We will either go from open innovation to open digital innovation or we will revert back to closing up and trying to manage all this data within a closed system or network. So is this another moment for open vs closed debate, just with digital included to make it ‘open digital innovation’ or, is it closed digital innovation?

Will there be a difference? I think so.

First, we will need to debate the ‘network effect’. Metcalfe’s Law that the value of the network is in proportion to the number of members squared. In other words, the evaluation of how strong a network is will be determined by the numbers connected. As we use technologies and leverage the internet the greater our intelligence will flourish. So open digital or closed digital?

Exploiting the ‘digital effects’ will be determined by the value it can generate. The more open the data infrastructure is, the more the networks and open hardware can collect, generate information, extract actionable value and increased awareness. So open digital or closed digital?

The excitement that digital is expected to generate in delivering the insights of anticipated solutions and pointing ‘us’ to solving existing problems, the greater its value will become. Still is this open digital or closed?

The more ‘everyone’ connects to the internet through the Internet of Things (IoT) then we will be experiencing even more of a big transformation. They forecast 5 billion additional people will connect to the internet globally in the next ten years. Today we talk of ‘high-speed’ I think we will be talking of either ‘the day the internet broke’ or ‘managing in open innovation ecosystems’ to ‘deliver the speed’.

So which way will we go? Open digital innovation or closed digital innovation?

Either into the creation and consolidation of monopolies of knowledge (closed digital innovation) or open ecosystems to foster grassroots ideas, social innovation to resolve growing problems, entrepreneurship or giving the nimble and savvy business organizations the chance to pull even more ahead in exploiting.

Each is going to demand a massive mobilization of resources, internally and externally. The digital world is more enmeshed in our lives; we are living in more ‘real-time’ than ever before that continues to form a universal distributed intelligence. We are all going to keep learning new skills and tools for understanding all this ‘collective intelligence’ coming at us.

The battle for control of the power of digital

Are we going to have a battle of competition based on open standards so as to benefit from interoperability between this data streaming in, the multiple devices we have, and growing services and networks that we require to manage it all?

Or will we see some attempting for lock-in engagements, striving for anti-competitive dynamics to steal competitive advantage and undermine swaths of ‘not able to compete’ or ‘far too slow to see it coming’?

Will we see platforms that we can all sign up and join in that link all the value chain providers, each seeking their part of the value chain that will allow for replicable, scalable and sustainable solutions or shall we stay narrow in scope and ambition? Can we afford too, if the world is connected outside our window, we continue to struggle to look out?

Whatever, digital feeding innovation will reign supreme in the forthcoming years

So with all the current trends in digital technology promising to give us embedded intelligence in our devices, social activity, plenty of social and business platforms to join in and lots of mobility to keep us on the move, we are heading off into a new world where digital will (initially) reign supreme.

All this data streaming in, either open or (selectively) closed seems to be promising a wave of new innovation opportunities.

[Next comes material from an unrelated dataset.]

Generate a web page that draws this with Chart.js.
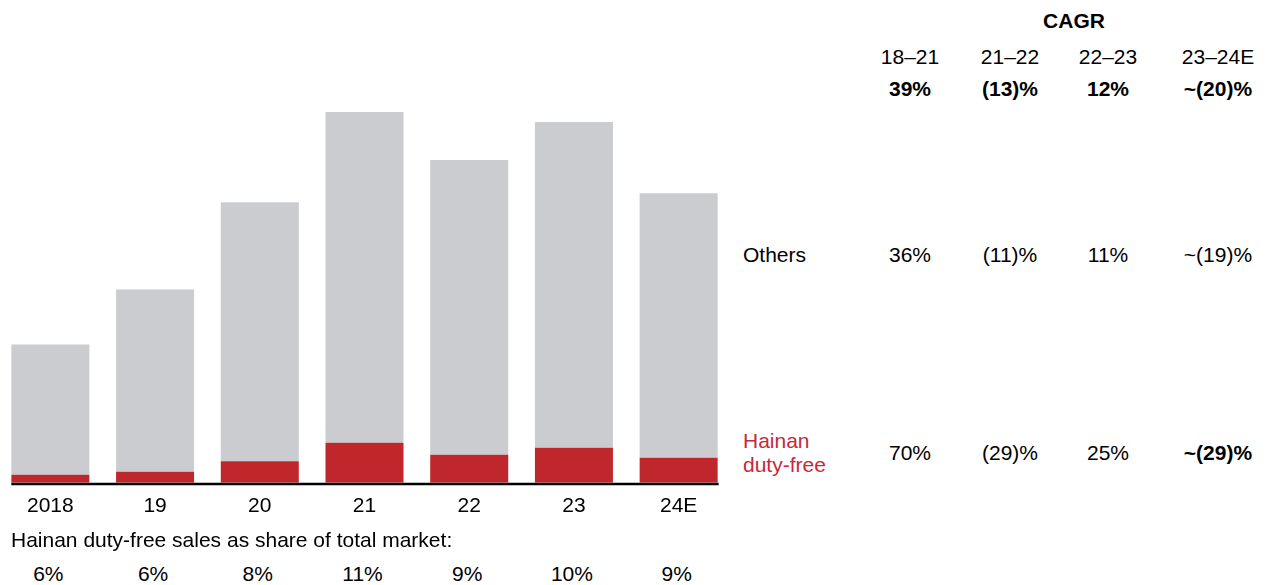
<!DOCTYPE html>
<html lang="en">
<head>
  <meta charset="UTF-8" />
  <title>Duty-free market</title>
  <script src="https://cdn.jsdelivr.net/npm/chart.js"></script>
  <style>
    body {
      margin: 0;
      background: #fff;
      color: #000;
      font-family: "Liberation Sans", Arial, sans-serif;
      width: 1266px;
      height: 585px;
      position: relative;
      overflow: hidden;
    }
    .wrap {
      position: absolute;
      left: -2px;
      top: 0;
      width: 733px;
      height: 530px;
    }
    .t {
      position: absolute;
      font-size: 21px;
      line-height: 24px;
      white-space: nowrap;
    }
    .c { transform: translateX(-50%); text-align: center; }
    .b { font-weight: bold; }
    .red { color: #c8283a; }
  </style>
</head>
<body>
  <div class="wrap"><canvas id="chart"></canvas></div>
  <div id="table"></div>

  <script>
    // Market size per year, split into Hainan duty-free and the rest
    const years = ['2018', '19', '20', '21', '22', '23', '24E'];
    const hainan = [8, 11, 21.5, 40, 28, 35, 25];
    const others = [130, 182, 258.5, 330, 294, 325, 264];
    const shareLabels = ['6%', '6%', '8%', '11%', '9%', '10%', '9%'];

    // CAGR table on the right
    const periods = ['18–21', '21–22', '22–23', '23–24E'];
    const cagrTotal = ['39%', '(13)%', '12%', '~(20)%'];
    const cagrOthers = ['36%', '(11)%', '11%', '~(19)%'];
    const cagrHainan = ['70%', '(29)%', '25%', '~(29)%'];

    const GREY = '#cbcccf';
    const RED = '#c0272d';

    // black baseline spanning from first to last bar
    const baseline = {
      id: 'baseline',
      afterDatasetsDraw(chart) {
        const bars = chart.getDatasetMeta(0).data;
        const first = bars[0], last = bars[bars.length - 1];
        const ctx = chart.ctx;
        const y = chart.chartArea.bottom + 1.2;
        ctx.save();
        ctx.strokeStyle = '#000';
        ctx.lineWidth = 2.6;
        ctx.beginPath();
        ctx.moveTo(first.x - first.width / 2, y);
        ctx.lineTo(last.x + last.width / 2 + 1, y);
        ctx.stroke();
        ctx.restore();
      }
    };

    const chart = new Chart(document.getElementById('chart'), {
      type: 'bar',
      data: {
        labels: years,
        datasets: [
          { label: 'Hainan duty-free', data: hainan, backgroundColor: RED },
          { label: 'Others', data: others, backgroundColor: GREY }
        ]
      },
      options: {
        responsive: true,
        maintainAspectRatio: false,
        animation: false,
        layout: { padding: { top: 102, left: 0, right: 0, bottom: 0 } },
        datasets: {
          bar: { categoryPercentage: 1, barPercentage: 0.745 }
        },
        plugins: {
          legend: { display: false },
          tooltip: { enabled: false }
        },
        scales: {
          x: {
            stacked: true,
            grid: { display: false, drawTicks: false },
            border: { display: false },
            ticks: {
              color: '#000',
              padding: 11,
              font: { family: '"Liberation Sans", Arial, sans-serif', size: 21 }
            }
          },
          y: {
            stacked: true,
            display: false,
            min: 0,
            max: 380
          }
        }
      },
      plugins: [baseline]
    });

    function addText(txt, x, y, cls) {
      const d = document.createElement('div');
      d.className = 't ' + (cls || '');
      d.style.left = x + 'px';
      d.style.top = y + 'px';
      d.innerHTML = txt;
      document.getElementById('table').appendChild(d);
      return d;
    }

    // share of total market, one value under each bar
    addText('Hainan duty-free sales as share of total market:', 11, 528);
    const wrapLeft = -2;
    shareLabels.forEach((s, i) => {
      const x = chart.scales.x.getPixelForValue(i) + wrapLeft - 2;
      addText(s, x, 562, 'c');
    });

    // CAGR columns
    const colX = [910, 1010, 1108, 1218];
    addText('CAGR', 1074, 9, 'c b');
    periods.forEach((p, i) => {
      addText(p, colX[i], 45, 'c');
      addText(cagrTotal[i], colX[i], 77, 'c b');
      addText(cagrOthers[i], colX[i], 243, 'c');
      addText(cagrHainan[i], colX[i], 441, 'c' + (i === 3 ? ' b' : ''));
    });
    addText('Others', 743, 243);
    addText('Hainan<br>duty-free', 743, 429, 'red');
  </script>
</body>
</html>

We have to decide which digital technologies are good for us and, are we throwing open the innovation digital doors or simply limiting it down?

Presently we are seeing the race to build platforms – but are they open or closed?

Closed innovation allows for a clear network of like-minded and determined organizations to work on their purpose-built platform to specifically deliver value propositions.

GE has been developing their proposition around the Industrial Internet where sensors within all their products (trains, aircraft engines, wind towers, MRT scanners etc), and these sensors will provide back the data that can analyze performance so the customer can determine to schedule maintenance, improve planning and logistics etc.

They make the value proposition of offering a return of 1% as their stated claim, and already have a one billion dollar business since scheduling maintenance is a significant economic undertaking of downtime, resource planning and scheduling. That is a closed innovation platform as it serves GE customers, and this is being sold as a value-added service. Already they are looking to open up the platform for others but not in competition to GE, so others can utilize the resources and expertise being built up for GE to build their ‘closed’ system of innovation.